Ähnlich widersprüchlich wie Shiva sind auch seine Anhänger. „Shivaismus“ besteht aus vielen, völlig unterschiedlichen religiösen Strömungen. Zu den ältesten gehören die „Pashupatas“ die Shiva als „Pashupati“, den „Herrn der Tiere“ verehren. Sie werden bereits in vorchristlicher Zeit in Texten erwähnt und sind eine devotionale und asketische Bewegung, Shiva gilt ihnen als gnädiger Erlöser. Die Religion der „Natha“ wiederum soll auf die Gründung eines einfachen Fischers im 8./9. Jahrhunderts zurückgehen. Nathas lehnen Kastengrenzen kategorisch ab. In Kashmir hat sich eine weitere Glaubensvorstellung entwickelt: Die Theologie des volkstümlichen „Kashmiri Shivaismus“, ebenfalls im 8./9. Jahrhundert entstanden, geht davon aus, dass alle Wesen mit Shiva ident sind, diese Tatsache aber aufgrund von Verblendung („Maya“) nicht erkennen. Die im 12.Jahrhundert gegründeten monotheistischen „Lingayats“ führen als Gegenstand der Verehrung stets einen „Linga“ in Form eines Steins mit sich. Auch sie lehnen das Kastenwesen und die Autorität der „Veden“ ab.
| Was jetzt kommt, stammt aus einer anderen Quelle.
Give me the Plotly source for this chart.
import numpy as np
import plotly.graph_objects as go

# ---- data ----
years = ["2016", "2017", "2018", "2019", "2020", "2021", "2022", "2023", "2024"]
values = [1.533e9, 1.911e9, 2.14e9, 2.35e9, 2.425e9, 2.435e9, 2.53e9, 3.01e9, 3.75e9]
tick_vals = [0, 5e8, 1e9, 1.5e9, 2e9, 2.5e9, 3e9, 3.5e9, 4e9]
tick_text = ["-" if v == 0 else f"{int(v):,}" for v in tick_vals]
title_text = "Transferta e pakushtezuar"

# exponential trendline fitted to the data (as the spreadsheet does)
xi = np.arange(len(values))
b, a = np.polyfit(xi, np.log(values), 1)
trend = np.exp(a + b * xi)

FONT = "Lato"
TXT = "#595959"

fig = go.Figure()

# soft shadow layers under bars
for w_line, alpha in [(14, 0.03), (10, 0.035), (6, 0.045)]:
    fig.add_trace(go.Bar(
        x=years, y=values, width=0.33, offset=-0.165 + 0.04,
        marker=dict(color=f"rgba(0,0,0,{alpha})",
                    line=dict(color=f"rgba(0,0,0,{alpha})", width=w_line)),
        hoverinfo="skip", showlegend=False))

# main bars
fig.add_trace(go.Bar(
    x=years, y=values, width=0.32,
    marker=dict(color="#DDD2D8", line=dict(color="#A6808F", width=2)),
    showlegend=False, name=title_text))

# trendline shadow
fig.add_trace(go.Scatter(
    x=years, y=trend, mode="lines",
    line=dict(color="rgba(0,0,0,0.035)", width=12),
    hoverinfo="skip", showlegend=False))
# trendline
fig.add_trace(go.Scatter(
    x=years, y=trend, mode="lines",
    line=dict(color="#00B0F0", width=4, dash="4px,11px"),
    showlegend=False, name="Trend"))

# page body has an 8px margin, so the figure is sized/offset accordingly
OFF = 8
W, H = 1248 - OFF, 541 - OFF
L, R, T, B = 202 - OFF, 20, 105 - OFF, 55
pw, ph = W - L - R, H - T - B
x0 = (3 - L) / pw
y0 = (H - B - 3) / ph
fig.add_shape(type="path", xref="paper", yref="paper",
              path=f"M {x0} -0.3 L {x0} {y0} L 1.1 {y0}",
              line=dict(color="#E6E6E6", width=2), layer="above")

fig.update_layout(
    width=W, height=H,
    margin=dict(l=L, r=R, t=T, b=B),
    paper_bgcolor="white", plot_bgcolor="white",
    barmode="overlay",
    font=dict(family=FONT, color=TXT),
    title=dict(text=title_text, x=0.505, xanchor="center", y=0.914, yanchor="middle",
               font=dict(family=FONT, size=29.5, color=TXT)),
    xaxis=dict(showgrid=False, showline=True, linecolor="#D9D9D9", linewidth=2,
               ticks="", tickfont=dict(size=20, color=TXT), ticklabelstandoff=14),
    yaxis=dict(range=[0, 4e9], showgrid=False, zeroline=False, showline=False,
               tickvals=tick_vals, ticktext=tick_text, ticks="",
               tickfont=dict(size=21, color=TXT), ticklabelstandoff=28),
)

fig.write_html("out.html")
Im Shivaismus kommen auch extreme religiöse Praktiken vor. „Sadhus“, man kann sie als „Asketen“ übersetzen sind ihre Ausübenden. Jene die der Gruppe der „Nagas“ angehören gehen oft völlig nackt zu Festen, einige tragen Speer und Schild mit sich. Als besonders extrem gelten die Asketen der „Aghoris“, die völlig außerhalb gesellschaftlicher Normen leben, häufig auf Leichenplätzen. Ihr „verrücktes“ Verhalten soll die Überwindung der Welt ausdrücken.

Sadhu FOTO: rosareisen

Über die Bedeutung der Darstellung Shivas im Lingam herrscht auch unter seinen Anhängern keine Einigkeit.

Die Erklärung der sexuellen Vereinigung greift zu kurz, aber sie ist nicht ganz falsch, denn die bei der Vereinigung zweier gegensätzlicher Pole entstehende Energie ist die Voraussetzung des “Wirkens”. Der Phallus kann als Energiesäule umgedeutet werden, als Verbindung die aus der Schöpfung entsteht. Das ist der Hauptaspekt Shivas. Im Gegensatz zu Vishnu will er nicht erhalten, er will zerstören und aus der Zerstörung Neues erschaffen. Er ist selbst Gegensatz und Verbindung der Gegensätze, daher passt er in keine feste Form. Seine Form ist die Schöpfung. Diese manifestiert sich im Lingam.